### WHAT YOU HAVE TO DO
Your output is the lines from the first one to the one containing "from matplotlib.ticker import", repeated exactly, with images left out.

-- Start of INFORMATION SUPPLIED --

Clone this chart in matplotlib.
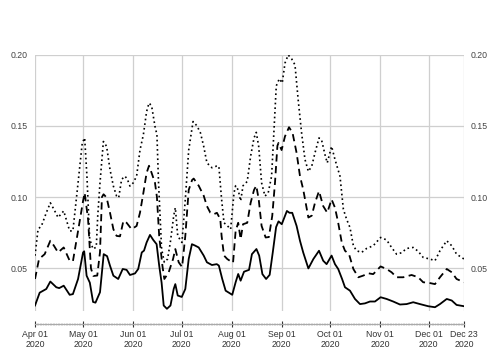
import matplotlib
matplotlib.use("Agg")
import matplotlib.pyplot as plt
from matplotlib.ticker import FixedLocator, MultipleLocator

# day offsets from 2020-04-01
solid_days = [0, 2.9, 7, 9.5, 13.2, 15, 17.8, 21.5, 23.5, 26.7, 29.8, 30.5, 32, 34, 36, 37.5, 40.3, 42.6,
              44.7, 46.5, 48.6, 51.6, 54.4, 56.8, 58.9, 62, 64, 66.2, 67.6, 69.2, 71.3, 73.3, 75.4, 77,
              78.5, 79.8, 81.8, 84, 86, 87, 88.5, 91, 93.2, 95.3, 97.3, 99.3, 101.5, 104.6, 106.6, 109.7,
              112.7, 114, 116.1, 118.2, 120.2, 122.3, 124.4, 126, 127.5, 129.6, 132.7, 134.5, 137.3, 139,
              141, 143.3, 145.5, 147.4, 149.5, 151, 153, 156.2, 157.8, 159.5, 162.2, 164.3, 166.3, 169.5,
              172.6, 176.1, 178.7, 180.8, 183.9, 186, 188, 190.4, 192.2, 195.3, 198.4, 201.5, 204.6,
              207.7, 210.8, 214.3, 218, 222.1, 226.3, 230.4, 234.5, 238.7, 243.8, 248, 251.1, 255.3,
              258.4, 261.4, 266]
solid_vals = [0.024, 0.033, 0.0356, 0.0408, 0.0368, 0.0362, 0.0379, 0.0315, 0.032, 0.0426, 0.0612, 0.062,
              0.0449, 0.040, 0.0265, 0.026, 0.0333, 0.060, 0.0586, 0.0519, 0.0449, 0.0426, 0.0496, 0.049,
              0.0454, 0.0465, 0.0496, 0.0612, 0.0625, 0.0682, 0.0735, 0.070, 0.067, 0.052, 0.040, 0.024,
              0.0217, 0.024, 0.0356, 0.039, 0.031, 0.030, 0.0356, 0.0566, 0.067, 0.066, 0.0647, 0.059,
              0.0543, 0.0524, 0.053, 0.052, 0.0426, 0.0344, 0.033, 0.0315, 0.0403, 0.0461, 0.0414, 0.0477,
              0.049, 0.060, 0.0636, 0.059, 0.046, 0.0426, 0.0455, 0.061, 0.079, 0.083, 0.081, 0.0903,
              0.089, 0.089, 0.0798, 0.0694, 0.0612, 0.050, 0.0566, 0.0624, 0.0554, 0.053, 0.059, 0.053,
              0.0496, 0.0426, 0.0368, 0.0344, 0.0286, 0.025, 0.0255, 0.0268, 0.0268, 0.0298, 0.0286,
              0.0268, 0.0247, 0.025, 0.0263, 0.025, 0.0235, 0.0228, 0.025, 0.0286, 0.0275, 0.0244, 0.0235]

dashed_days = [0, 2.5, 6, 9.5, 11.7, 14.3, 17.8, 21.5, 23.5, 26.7, 29.8, 30.8, 32.9, 34.7, 36.2, 38.6, 40.3,
               41.5, 42.5, 44.4, 46.5, 48.6, 50.6, 52.7, 54.8, 56.8, 59.9, 63, 65.1, 67.2, 69.2, 70.7,
               72.3, 74.4, 75.6, 77, 79, 80.2, 82.9, 85.6, 87, 89.1, 91.2, 93.2, 95.3, 97.4, 98.4, 101.5,
               104.6, 106.6, 108.7, 110.8, 112.8, 114.9, 115.7, 117.2, 119.2, 121.3, 122.8, 124.4, 126,
               127.5, 129, 131.6, 133.7, 135.8, 137.2, 138.7, 140.5, 143, 145, 147.1, 148.8, 150.3, 151,
               152.9, 155, 157.5, 159.7, 162.2, 164.3, 166.3, 169.5, 171.6, 173.6, 176.1, 178.7, 181.2,
               183.9, 186, 188, 190.2, 192.2, 194.7, 197.4, 200.5, 203.6, 206.6, 209.7, 214.3, 218,
               221.1, 224.2, 228.3, 233.5, 237.6, 240.7, 243.8, 248, 251.1, 255.3, 258.4, 261.4, 266]
dashed_vals = [0.0426, 0.0566, 0.060, 0.0694, 0.066, 0.0612, 0.0647, 0.0554, 0.055, 0.0763, 0.0973, 0.103,
               0.0845, 0.050, 0.0447, 0.045, 0.0614, 0.100, 0.102, 0.0997, 0.0891, 0.0775, 0.0728,
               0.0725, 0.0833, 0.082, 0.0775, 0.0798, 0.0891, 0.103, 0.117, 0.122, 0.117, 0.110, 0.100,
               0.0728, 0.0519, 0.0426, 0.0473, 0.0566, 0.0636, 0.0543, 0.051, 0.0728, 0.105, 0.112,
               0.113, 0.108, 0.101, 0.0937, 0.0891, 0.088, 0.089, 0.0845, 0.0728, 0.059, 0.0566, 0.055,
               0.054, 0.0763, 0.082, 0.0705, 0.081, 0.082, 0.096, 0.105, 0.108, 0.0985, 0.0798, 0.0717,
               0.072, 0.0868, 0.110, 0.136, 0.138, 0.133, 0.1426, 0.149, 0.145, 0.131, 0.1147, 0.1054,
               0.0857, 0.087, 0.096, 0.1042, 0.0937, 0.0891, 0.0984, 0.0926, 0.082, 0.0682, 0.0624,
               0.060, 0.0496, 0.0438, 0.045, 0.0466, 0.046, 0.0514, 0.0496, 0.0473, 0.0438, 0.0438,
               0.0454, 0.0438, 0.0403, 0.040, 0.039, 0.0438, 0.0496, 0.0473, 0.0426, 0.0403]

dotted_days = [0, 1.9, 4, 7, 9.5, 11.7, 14.3, 17.8, 21.5, 23.5, 26.7, 29.3, 30.8, 32.2, 33.9, 36, 38, 38.9,
               40.3, 42.4, 44.4, 46.5, 48.6, 50.6, 51.9, 53.7, 55.8, 57.3, 58.9, 60.9, 63, 65.1, 67.2,
               69.2, 70.7, 72.3, 74.4, 75.6, 76.6, 78.5, 80.2, 82.2, 83.9, 86, 87, 88.5, 91.1, 93.2, 95.3,
               98, 100.4, 102.6, 104.6, 106.6, 109.7, 112.5, 114, 115.7, 117.2, 119.2, 121.3, 123.4,
               124.4, 126, 127.5, 129, 131.6, 133.7, 135.8, 137.2, 138.7, 140.5, 142.6, 144.6, 146.7,
               148.1, 149.6, 151.5, 153.3, 155, 157, 159.1, 161.2, 163.2, 165.3, 167.4, 169.5, 171.6,
               173.6, 176.1, 177.7, 179.8, 181.2, 183.9, 186, 189.1, 191.2, 193.2, 195.3, 197.4, 199.4,
               202.5, 205.6, 209.7, 214.3, 218, 221.1, 224.2, 227.3, 230.4, 234.5, 237.6, 240.7, 244.9,
               248, 251.1, 255.3, 258.4, 261.4, 266]
dotted_vals = [0.0589, 0.0775, 0.0798, 0.089, 0.096, 0.0915, 0.0857, 0.0903, 0.0763, 0.0763, 0.110, 0.138,
               0.1415, 0.1147, 0.0706, 0.0636, 0.065, 0.0868, 0.110, 0.139, 0.1356, 0.1194, 0.1077,
               0.1007, 0.0996, 0.1124, 0.1147, 0.1124, 0.1077, 0.110, 0.1147, 0.133, 0.1438, 0.160, 0.166,
               0.164, 0.1496, 0.1438, 0.110, 0.0636, 0.0543, 0.0566, 0.0682, 0.0868, 0.0926, 0.0728,
               0.0682, 0.0984, 0.133, 0.153, 0.150, 0.145, 0.1356, 0.124, 0.1206, 0.1217, 0.1217, 0.0984,
               0.082, 0.080, 0.0775, 0.103, 0.108, 0.105, 0.0973, 0.108, 0.111, 0.1287, 0.1415, 0.1454,
               0.1356, 0.110, 0.1007, 0.103, 0.1147, 0.145, 0.178, 0.183, 0.180, 0.194, 0.1997, 0.197,
               0.1927, 0.168, 0.145, 0.1264, 0.118, 0.1217, 0.131, 0.1415, 0.140, 0.1298, 0.124, 0.1356,
               0.1264, 0.1147, 0.0915, 0.0845, 0.0787, 0.0659, 0.0624, 0.0612, 0.064, 0.0659, 0.0717,
               0.070, 0.0647, 0.060, 0.061, 0.064, 0.0647, 0.062, 0.0577, 0.0566, 0.0554, 0.0624, 0.0694,
               0.0659, 0.060, 0.0566]

tick_days = [0, 30, 61, 91, 122, 153, 183, 214, 244, 266]
tick_labels = ["Apr 01\n2020", "May 01\n2020", "Jun 01\n2020", "Jul 01\n2020", "Aug 01\n2020",
               "Sep 01\n2020", "Oct 01\n2020", "Nov 01\n2020", "Dec 01\n2020", "Dec 23\n2020"]
y_ticks = [0.05, 0.10, 0.15, 0.20]
y_labels = ["0.05", "0.10", "0.15", "0.20"]

plt.rcParams['font.family'] = ['Liberation Sans', 'DejaVu Sans']
fig = plt.figure(figsize=(5, 3.5), dpi=100)
ax = fig.add_axes([35/500, 1 - 310.5/350, (464 - 35)/500, (310.5 - 54.5)/350])

ax.plot(solid_days, solid_vals, color='black', lw=1.3, solid_joinstyle='round')
ax.plot(dashed_days, dashed_vals, color='black', lw=1.3, linestyle=(0, (4, 2.5)))
ax.plot(dotted_days, dotted_vals, color='black', lw=1.2, linestyle=(0, (1, 1.8)))

ax.set_xlim(0, 266)
ax.set_ylim(0.0205, 0.20)

ax.set_yticks(y_ticks)
ax.set_yticklabels(y_labels)
ax.xaxis.set_major_locator(FixedLocator(tick_days))
ax.set_xticklabels(tick_labels)
ax.xaxis.set_minor_locator(MultipleLocator(1))

ax.grid(True, which='major', color='#cfcfcf', lw=0.9)
ax.set_axisbelow(True)

for s in ['top', 'left', 'right']:
    ax.spines[s].set_visible(False)
ax.spines['bottom'].set_position(('outward', 9.5))
ax.spines['bottom'].set_color('#aaaaaa')
ax.spines['bottom'].set_linewidth(0.9)

ax.tick_params(axis='y', which='both', length=0, labelleft=True, labelright=True,
               labelsize=6.3, labelcolor='#444444', pad=5)
ax.tick_params(axis='x', which='major', direction='inout', length=5, width=0.8, color='#333333',
               labelsize=6.3, labelcolor='#333333', pad=2)
ax.tick_params(axis='x', which='minor', direction='inout', length=2, width=0.4, color='#aaaaaa')

fig.savefig('out.png', dpi=100)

-- End of INFORMATION SUPPLIED --

### CORRECT RESULT
Clone this chart in matplotlib.
import matplotlib
matplotlib.use("Agg")
import matplotlib.pyplot as plt
from matplotlib.ticker import FixedLocator, MultipleLocator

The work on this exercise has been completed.